WORK TO BE COMPLETED:
Repeat what the lines below say, word for word, and skip every image.

COLLECTED MATERIAL:
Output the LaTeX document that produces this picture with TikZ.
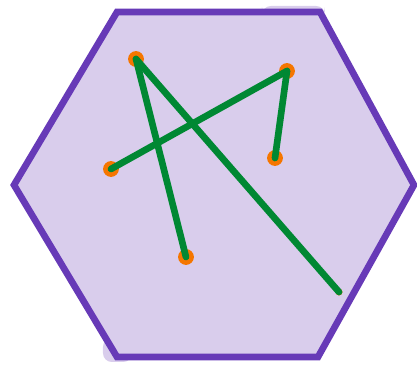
\documentclass[tikz,border=0pt]{standalone}
\usepackage{tikz}
\usetikzlibrary{calc}
\definecolor{hexline}{RGB}{103,58,183}
\definecolor{hexfill}{RGB}{217,205,236}
\definecolor{segline}{RGB}{0,136,51}
\definecolor{dotfill}{RGB}{245,118,0}
\tikzset{
  hexagon/.style={
    draw=hexline, fill=hexfill, line width=3.8pt, line join=miter,
  },
  smudge/.style={
    fill=hexfill, draw=none, rounded corners=5pt,
  },
  seg/.style={
    draw=segline, line width=3.8pt, line cap=round,
  },
  pt/.style={
    circle, fill=dotfill, draw=none, minimum size=9pt, inner sep=0pt,
  },
  ptsmall/.style={
    circle, fill=dotfill, draw=none, minimum size=4pt, inner sep=0pt,
  }
}
\begin{document}
\begin{tikzpicture}[x=0.02cm, y=-0.02cm]

  \useasboundingbox (0,0) rectangle (417,365);

  % loose fill around the outline
  \fill[smudge] (262,6) rectangle (325,16);
  \fill[smudge] (103,338) rectangle (132,362);

  \draw[hexagon] (117,12) -- (320,12) -- (414,185) -- (318,357)
    -- (117,357) -- (14,185) -- cycle;

  \node[pt] (a) at (136,59) {};
  \node[pt] (b) at (287,71) {};
  \node[pt] (c) at (111,169) {};
  \node[pt] (d) at (275,158) {};
  \node[pt] (e) at (186,257) {};
  \node[ptsmall] (f) at (339,292) {};

  \draw[seg] (a.center) -- (e.center);
  \draw[seg] (a.center) -- (f.center);
  \draw[seg] (b.center) -- (c.center);
  \draw[seg] (b.center) -- (d.center);

\end{tikzpicture}
\end{document}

THE COMPLETED TASK:
Output the LaTeX document that produces this picture with TikZ.
\documentclass[tikz,border=0pt]{standalone}
\usepackage{tikz}
\usetikzlibrary{calc}
\definecolor{hexline}{RGB}{103,58,183}
\definecolor{hexfill}{RGB}{217,205,236}
\definecolor{segline}{RGB}{0,136,51}
\definecolor{dotfill}{RGB}{245,118,0}
\tikzset{
  hexagon/.style={
    draw=hexline, fill=hexfill, line width=3.8pt, line join=miter,
  },
  smudge/.style={
    fill=hexfill, draw=none, rounded corners=5pt,
  },
  seg/.style={
    draw=segline, line width=3.8pt, line cap=round,
  },
  pt/.style={
    circle, fill=dotfill, draw=none, minimum size=9pt, inner sep=0pt,
  },
  ptsmall/.style={
    circle, fill=dotfill, draw=none, minimum size=4pt, inner sep=0pt,
  }
}
\begin{document}
\begin{tikzpicture}[x=0.02cm, y=-0.02cm]

  \useasboundingbox (0,0) rectangle (417,365);

  % loose fill around the outline
  \fill[smudge] (262,6) rectangle (325,16);
  \fill[smudge] (103,338) rectangle (132,362);

  \draw[hexagon] (117,12) -- (320,12) -- (414,185) -- (318,357)
    -- (117,357) -- (14,185) -- cycle;

  \node[pt] (a) at (136,59) {};
  \node[pt] (b) at (287,71) {};
  \node[pt] (c) at (111,169) {};
  \node[pt] (d) at (275,158) {};
  \node[pt] (e) at (186,257) {};
  \node[ptsmall] (f) at (339,292) {};

  \draw[seg] (a.center) -- (e.center);
  \draw[seg] (a.center) -- (f.center);
  \draw[seg] (b.center) -- (c.center);
  \draw[seg] (b.center) -- (d.center);

\end{tikzpicture}
\end{document}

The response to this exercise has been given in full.